Biography
Before joining the faculty in 1970, Lee Snook served as University Lutheran Chaplain at Cornell in Ithaca, New York and as Senior Pastor of the university congregation there. He is a Phi Beta Kappa, magna cum laude graduate of Gettysburg College (1952), and graduated from the Lutheran Theological Seminary in Gettysburg in 1956. His gained his masters and Ph.D. degrees from Union Theological Seminary in New York (1967 and 1970). He was ordained by the United Lutheran Church in America in November 1955, and before moving to Cornell University, he served St. Luke Lutheran Church in Roaring Spring, PA and Good Shepherd in Harrisburg, PA. In 1984-85 he was a senior fellow at the Institute for the Advanced Study of Religion at the University of Chicago. He retired from the faculty in 1999 and then served as adjunct professor for several terms.
Since his retirement Professor Snook and his wife, Lois, have continued overseas travel each year, and have especially enjoyed visiting the families of their four children who have given them twelve grandchildren born in Africa, Japan, Australia, Canada and the United States. When not traveling they attend the concerts, plays, art exhibits and lectures that are an integral feature of life in the Twin Cities, and have become very engaged in the faith life of their neighborhood Lutheran parish
The Seminary granted Snook a three year leave of absence, 1986 to 1989, to become Visiting Professor of Theology at the University of Zimbabwe, a new post funded by the Lutheran World Federation. Beginning in 1992, again with the support of the Seminary, Lee and Lois established a student program in Harare, Zimbabwe that took them back to Africa each year for three to four months until his retirement. The Luther Seminary Program in Zimbabwe has been an opportunity for seminary students to reside with African families, and through formal study and practical experience to discover how Africa has shaped the Christian mission and how the gospel has influenced African culture
Over their years in Africa, Lee and Lois Snook became collectors of African art, particularly the now highly acclaimed Zimbabwe (or Shona) stone sculpture. In the Spring of 1990 they mounted in the atrium of Olson Campus Center a large exhibit called Spirit in Stone and have contributed two pieces for the seminary’s permanent art collection.
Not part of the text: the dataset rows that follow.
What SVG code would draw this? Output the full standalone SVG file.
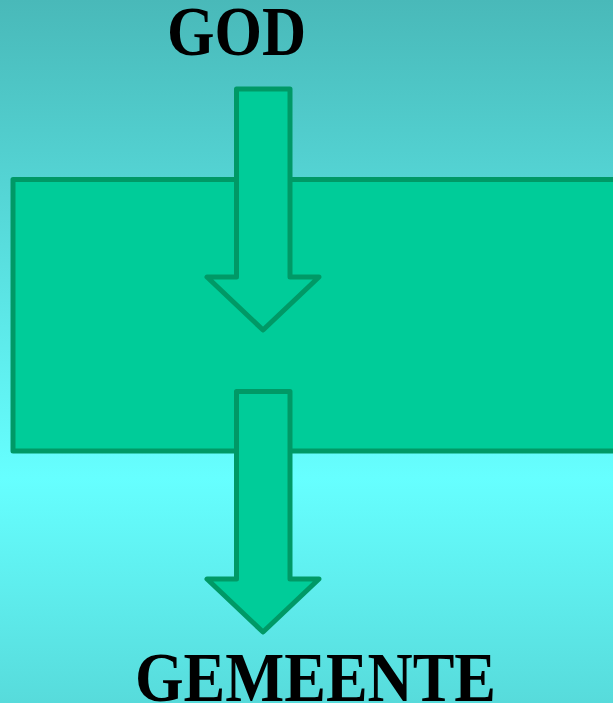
<svg xmlns="http://www.w3.org/2000/svg" width="613" height="703" viewBox="0 0 613 703">
<defs>
<linearGradient id="bg" x1="0" y1="0" x2="0" y2="1">
<stop offset="0" stop-color="#49b9b9"/>
<stop offset="0.68" stop-color="#66ffff"/>
<stop offset="1" stop-color="#57dbdb"/>
</linearGradient>
<style>
.shape{fill:#00cc99;stroke:#009966;stroke-width:5;stroke-linejoin:round}
.label{font-family:"Liberation Serif","Times New Roman",serif;font-weight:bold;font-size:70px;fill:#000}
</style>
</defs>
<rect x="0" y="0" width="613" height="703" fill="url(#bg)"/>
<g id="band">
<rect class="shape" x="13" y="179.5" width="610" height="271.5"/>
</g>
<g id="connectors">
<path id="arrow1" class="shape" d="M236.5,89 L290,89 L290,277 L319,277 L263,330 L207,277 L236.5,277 Z"/>
<path id="arrow2" class="shape" d="M236.5,391.5 L290,391.5 L290,579 L319,579 L263,632 L207,579 L236.5,579 Z"/>
</g>
<g id="god">
<text class="label" x="167" y="55" textLength="139" lengthAdjust="spacingAndGlyphs">GOD</text>
</g>
<g id="gemeente">
<text class="label" x="135" y="701" textLength="361" lengthAdjust="spacingAndGlyphs">GEMEENTE</text>
</g>
</svg>
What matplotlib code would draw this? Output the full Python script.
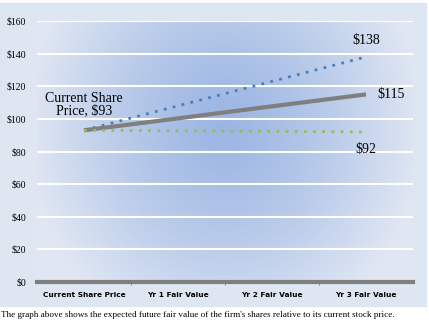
import numpy as np
import matplotlib.pyplot as plt
from matplotlib.patches import Rectangle

categories = ["Current Share Price", "Yr 1 Fair Value", "Yr 2 Fair Value", "Yr 3 Fair Value"]
high_case = [93, 108, 123, 138]
base_case = [93, 100.3, 107.7, 115]
low_case = [93, 92.7, 92.3, 92]
y_ticks = [0, 20, 40, 60, 80, 100, 120, 140, 160]

serif = "Liberation Serif"

fig = plt.figure(figsize=(4.29, 3.28), dpi=100)
# chart frame
fig.patches.append(Rectangle((0, 1 - 306 / 328), 426 / 429, 303 / 328,
                             transform=fig.transFigure, color="#dde6f1", zorder=0))

ax = fig.add_axes([37 / 429, 1 - 282 / 328, 376 / 429, 261 / 328])
ax.set_zorder(1)

# radial gradient background
gx, gy = np.meshgrid(np.linspace(0, 1, 200), np.linspace(0, 1, 200))
r = np.sqrt(((gx - 0.5) / 0.62) ** 2 + ((gy - 0.6) / 1.0) ** 2)
r = np.clip(r / 0.85, 0, 1) ** 1.3
c_in = np.array([0x9c, 0xb6, 0xe3]) / 255
c_out = np.array([0xe0, 0xe7, 0xf3]) / 255
img = c_in[None, None, :] * (1 - r[..., None]) + c_out[None, None, :] * r[..., None]
ax.imshow(img, extent=[-0.5, 3.5, 0, 160], aspect="auto", origin="lower", zorder=0)

x = np.arange(len(categories))
ax.plot(x, high_case, color="#4a7ebb", lw=2, ls=(0, (1, 2.3)), zorder=3)
ax.plot(x, base_case, color="#7f7f7f", lw=3, solid_capstyle="butt", zorder=3)
ax.plot(x, low_case, color="#9bbb59", lw=2, ls=(0, (1, 2.3)), zorder=3)

ax.set_xlim(-0.5, 3.5)
ax.set_ylim(0, 160)
ax.set_yticks(y_ticks)
ax.set_yticklabels(["$%d" % v for v in y_ticks], fontfamily=serif, fontsize=7)
for v in y_ticks[1:]:
    ax.axhline(v, color="white", lw=1.5, zorder=1)
ax.set_xticks(x)
ax.set_xticklabels(categories, fontfamily="DejaVu Sans", fontsize=5.3, fontweight="bold")
ax.set_xticks([0.5, 1.5, 2.5], minor=True)
ax.tick_params(axis="x", which="major", length=0, pad=7)
ax.tick_params(axis="x", which="minor", length=2, color="#7f7f7f")
ax.tick_params(axis="y", length=0, pad=8)
for s in ["top", "right", "left"]:
    ax.spines[s].set_visible(False)
ax.spines["bottom"].set_color("#7f7f7f")
ax.spines["bottom"].set_linewidth(3)
ax.spines["bottom"].set_zorder(4)

ax.text(3, 144, "$138", fontfamily=serif, fontsize=10, ha="center", va="bottom")
ax.text(3.12, 115, "$115", fontfamily=serif, fontsize=10, ha="left", va="center")
ax.text(3, 81, "$92", fontfamily=serif, fontsize=10, ha="center", va="center")
ax.text(0, 101, "Current Share\nPrice, $93", fontfamily=serif, fontsize=10,
        ha="center", va="bottom", linespacing=0.95)

fig.text(1 / 429, 1 - 315 / 328, "The graph above shows the expected future fair value "
         "of the firm's shares relative to its current stock price.",
         fontfamily=serif, fontsize=6.6, va="center", ha="left")

fig.savefig("out.png", dpi=100)
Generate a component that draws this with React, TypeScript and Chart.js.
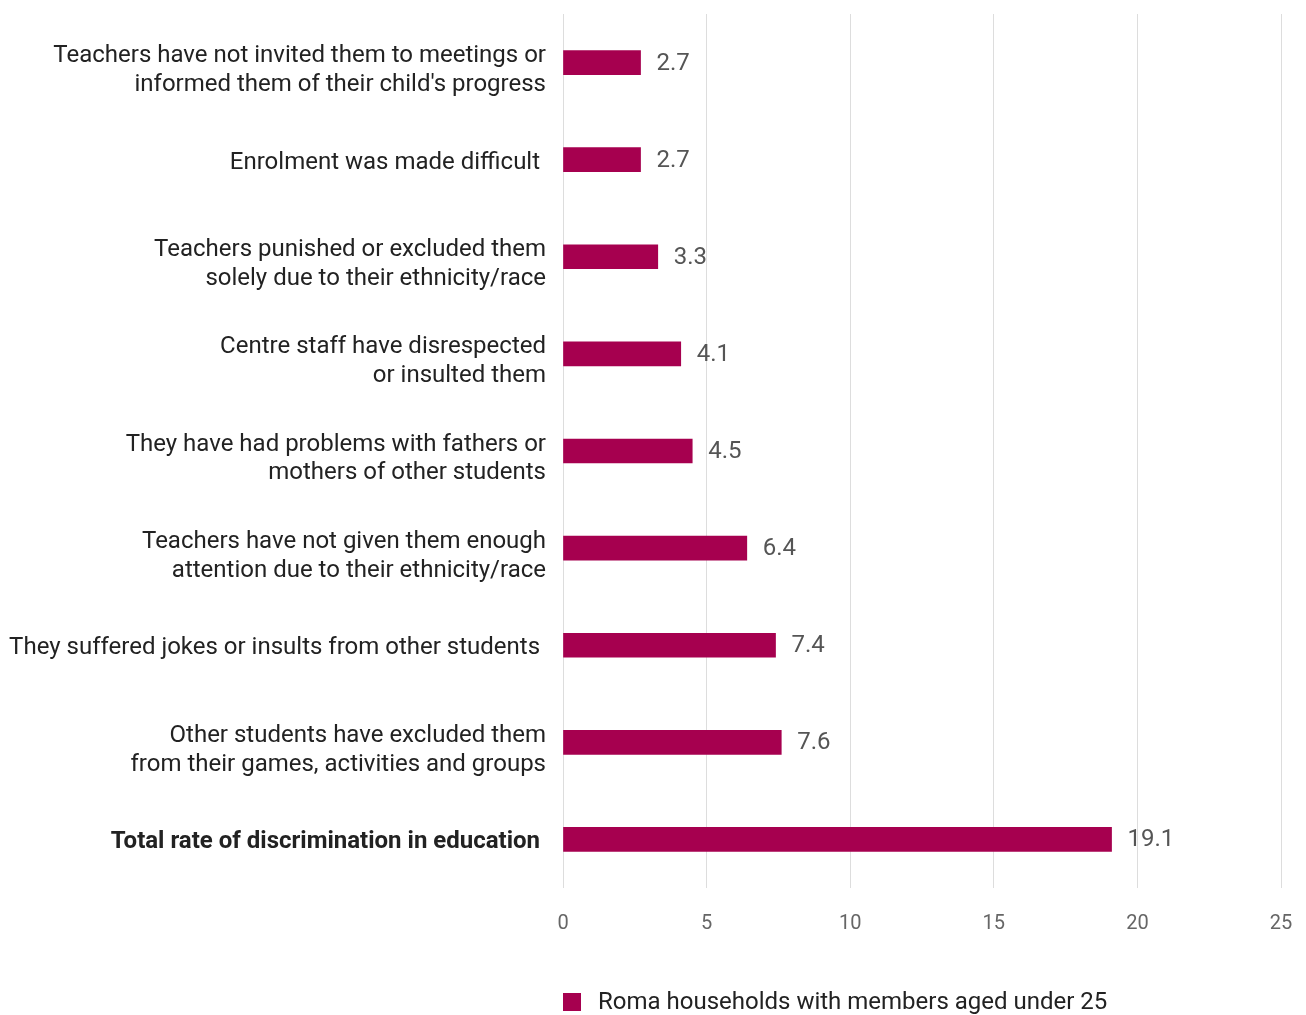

Professor Snook has written numerous articles, essays and reviews for Word and World, dialog, Christian Century, Theology Today and other journals, and has served on church boards and commissions. His books include, The Church Emerging (edited by John Reumann, 1977), O God, Pay Attention: A Journal for Lent (1970), Renewal in the Pulpit (edited by Edward Steimle, 1966), The Anonymous Christ. Jesus as Savior in Modern Theology (1986) and What in the World Is God Doing? Re-imagining Spirit and Power (1999).